Exercise directions: Copy all of the material word for word, except for the pictures.

Supplied data:
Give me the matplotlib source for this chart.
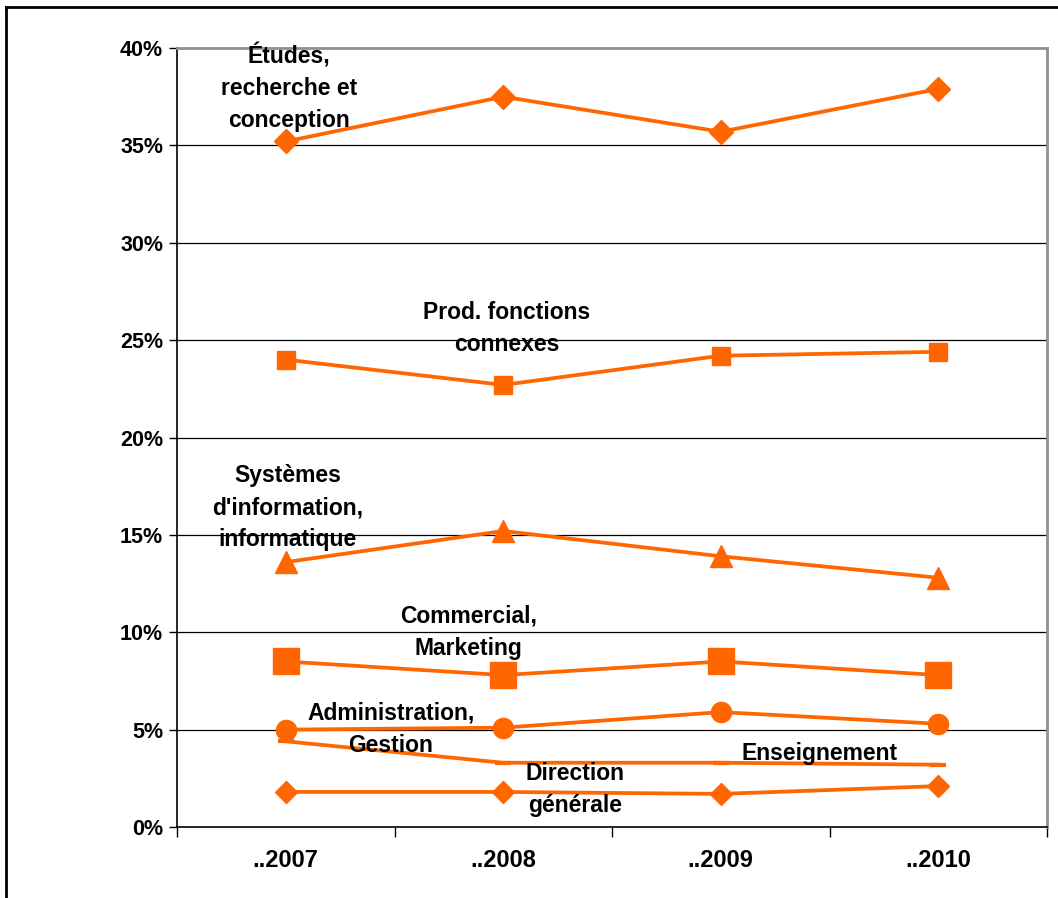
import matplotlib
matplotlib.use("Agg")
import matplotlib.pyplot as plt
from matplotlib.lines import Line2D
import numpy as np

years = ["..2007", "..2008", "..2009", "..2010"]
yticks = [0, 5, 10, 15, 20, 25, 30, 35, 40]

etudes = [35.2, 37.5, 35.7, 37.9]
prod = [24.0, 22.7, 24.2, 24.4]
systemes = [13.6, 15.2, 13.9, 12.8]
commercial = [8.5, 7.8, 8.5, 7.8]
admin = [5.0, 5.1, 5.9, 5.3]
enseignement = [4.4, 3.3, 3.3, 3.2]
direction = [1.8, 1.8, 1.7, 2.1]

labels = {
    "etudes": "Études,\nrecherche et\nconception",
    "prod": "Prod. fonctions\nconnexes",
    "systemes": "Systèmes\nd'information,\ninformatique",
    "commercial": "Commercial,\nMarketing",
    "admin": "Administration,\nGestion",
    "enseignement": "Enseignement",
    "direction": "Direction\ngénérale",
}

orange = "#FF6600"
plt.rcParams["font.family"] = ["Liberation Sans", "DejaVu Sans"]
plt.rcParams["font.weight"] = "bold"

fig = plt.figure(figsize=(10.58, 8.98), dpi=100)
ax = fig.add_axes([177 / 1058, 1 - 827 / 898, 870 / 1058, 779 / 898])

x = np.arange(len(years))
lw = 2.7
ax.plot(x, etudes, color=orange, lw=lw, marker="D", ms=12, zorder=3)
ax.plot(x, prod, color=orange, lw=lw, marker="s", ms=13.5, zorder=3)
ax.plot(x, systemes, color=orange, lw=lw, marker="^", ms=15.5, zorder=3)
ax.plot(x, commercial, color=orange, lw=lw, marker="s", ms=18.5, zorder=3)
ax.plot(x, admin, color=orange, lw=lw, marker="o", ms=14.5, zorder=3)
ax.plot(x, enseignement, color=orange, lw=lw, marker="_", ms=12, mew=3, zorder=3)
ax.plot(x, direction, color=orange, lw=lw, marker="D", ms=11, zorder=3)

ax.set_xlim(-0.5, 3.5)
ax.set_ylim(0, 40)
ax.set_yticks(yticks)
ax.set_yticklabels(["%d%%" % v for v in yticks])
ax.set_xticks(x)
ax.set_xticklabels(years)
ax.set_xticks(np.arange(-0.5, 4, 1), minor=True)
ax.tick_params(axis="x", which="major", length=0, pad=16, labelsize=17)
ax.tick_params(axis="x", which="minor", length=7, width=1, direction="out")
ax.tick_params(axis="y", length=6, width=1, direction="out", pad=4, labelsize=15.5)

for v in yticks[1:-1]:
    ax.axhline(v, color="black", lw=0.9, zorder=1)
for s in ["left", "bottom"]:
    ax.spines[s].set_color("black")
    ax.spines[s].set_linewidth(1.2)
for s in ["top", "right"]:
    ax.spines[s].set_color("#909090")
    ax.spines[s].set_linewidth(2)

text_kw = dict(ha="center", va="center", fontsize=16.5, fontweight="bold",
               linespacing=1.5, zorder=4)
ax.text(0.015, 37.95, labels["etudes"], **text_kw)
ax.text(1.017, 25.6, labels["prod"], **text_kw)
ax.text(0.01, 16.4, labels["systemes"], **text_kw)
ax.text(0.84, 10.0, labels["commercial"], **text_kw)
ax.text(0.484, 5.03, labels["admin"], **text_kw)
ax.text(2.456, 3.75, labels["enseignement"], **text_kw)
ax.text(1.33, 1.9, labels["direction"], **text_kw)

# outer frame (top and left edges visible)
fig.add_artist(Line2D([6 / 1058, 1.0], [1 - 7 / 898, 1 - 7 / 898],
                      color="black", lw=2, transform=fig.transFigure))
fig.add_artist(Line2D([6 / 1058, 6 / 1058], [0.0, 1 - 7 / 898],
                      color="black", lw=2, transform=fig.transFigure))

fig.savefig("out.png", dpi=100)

Output:
Give me the matplotlib source for this chart.
import matplotlib
matplotlib.use("Agg")
import matplotlib.pyplot as plt
from matplotlib.lines import Line2D
import numpy as np

years = ["..2007", "..2008", "..2009", "..2010"]
yticks = [0, 5, 10, 15, 20, 25, 30, 35, 40]

etudes = [35.2, 37.5, 35.7, 37.9]
prod = [24.0, 22.7, 24.2, 24.4]
systemes = [13.6, 15.2, 13.9, 12.8]
commercial = [8.5, 7.8, 8.5, 7.8]
admin = [5.0, 5.1, 5.9, 5.3]
enseignement = [4.4, 3.3, 3.3, 3.2]
direction = [1.8, 1.8, 1.7, 2.1]

labels = {
    "etudes": "Études,\nrecherche et\nconception",
    "prod": "Prod. fonctions\nconnexes",
    "systemes": "Systèmes\nd'information,\ninformatique",
    "commercial": "Commercial,\nMarketing",
    "admin": "Administration,\nGestion",
    "enseignement": "Enseignement",
    "direction": "Direction\ngénérale",
}

orange = "#FF6600"
plt.rcParams["font.family"] = ["Liberation Sans", "DejaVu Sans"]
plt.rcParams["font.weight"] = "bold"

fig = plt.figure(figsize=(10.58, 8.98), dpi=100)
ax = fig.add_axes([177 / 1058, 1 - 827 / 898, 870 / 1058, 779 / 898])

x = np.arange(len(years))
lw = 2.7
ax.plot(x, etudes, color=orange, lw=lw, marker="D", ms=12, zorder=3)
ax.plot(x, prod, color=orange, lw=lw, marker="s", ms=13.5, zorder=3)
ax.plot(x, systemes, color=orange, lw=lw, marker="^", ms=15.5, zorder=3)
ax.plot(x, commercial, color=orange, lw=lw, marker="s", ms=18.5, zorder=3)
ax.plot(x, admin, color=orange, lw=lw, marker="o", ms=14.5, zorder=3)
ax.plot(x, enseignement, color=orange, lw=lw, marker="_", ms=12, mew=3, zorder=3)
ax.plot(x, direction, color=orange, lw=lw, marker="D", ms=11, zorder=3)

ax.set_xlim(-0.5, 3.5)
ax.set_ylim(0, 40)
ax.set_yticks(yticks)
ax.set_yticklabels(["%d%%" % v for v in yticks])
ax.set_xticks(x)
ax.set_xticklabels(years)
ax.set_xticks(np.arange(-0.5, 4, 1), minor=True)
ax.tick_params(axis="x", which="major", length=0, pad=16, labelsize=17)
ax.tick_params(axis="x", which="minor", length=7, width=1, direction="out")
ax.tick_params(axis="y", length=6, width=1, direction="out", pad=4, labelsize=15.5)

for v in yticks[1:-1]:
    ax.axhline(v, color="black", lw=0.9, zorder=1)
for s in ["left", "bottom"]:
    ax.spines[s].set_color("black")
    ax.spines[s].set_linewidth(1.2)
for s in ["top", "right"]:
    ax.spines[s].set_color("#909090")
    ax.spines[s].set_linewidth(2)

text_kw = dict(ha="center", va="center", fontsize=16.5, fontweight="bold",
               linespacing=1.5, zorder=4)
ax.text(0.015, 37.95, labels["etudes"], **text_kw)
ax.text(1.017, 25.6, labels["prod"], **text_kw)
ax.text(0.01, 16.4, labels["systemes"], **text_kw)
ax.text(0.84, 10.0, labels["commercial"], **text_kw)
ax.text(0.484, 5.03, labels["admin"], **text_kw)
ax.text(2.456, 3.75, labels["enseignement"], **text_kw)
ax.text(1.33, 1.9, labels["direction"], **text_kw)

# outer frame (top and left edges visible)
fig.add_artist(Line2D([6 / 1058, 1.0], [1 - 7 / 898, 1 - 7 / 898],
                      color="black", lw=2, transform=fig.transFigure))
fig.add_artist(Line2D([6 / 1058, 6 / 1058], [0.0, 1 - 7 / 898],
                      color="black", lw=2, transform=fig.transFigure))

fig.savefig("out.png", dpi=100)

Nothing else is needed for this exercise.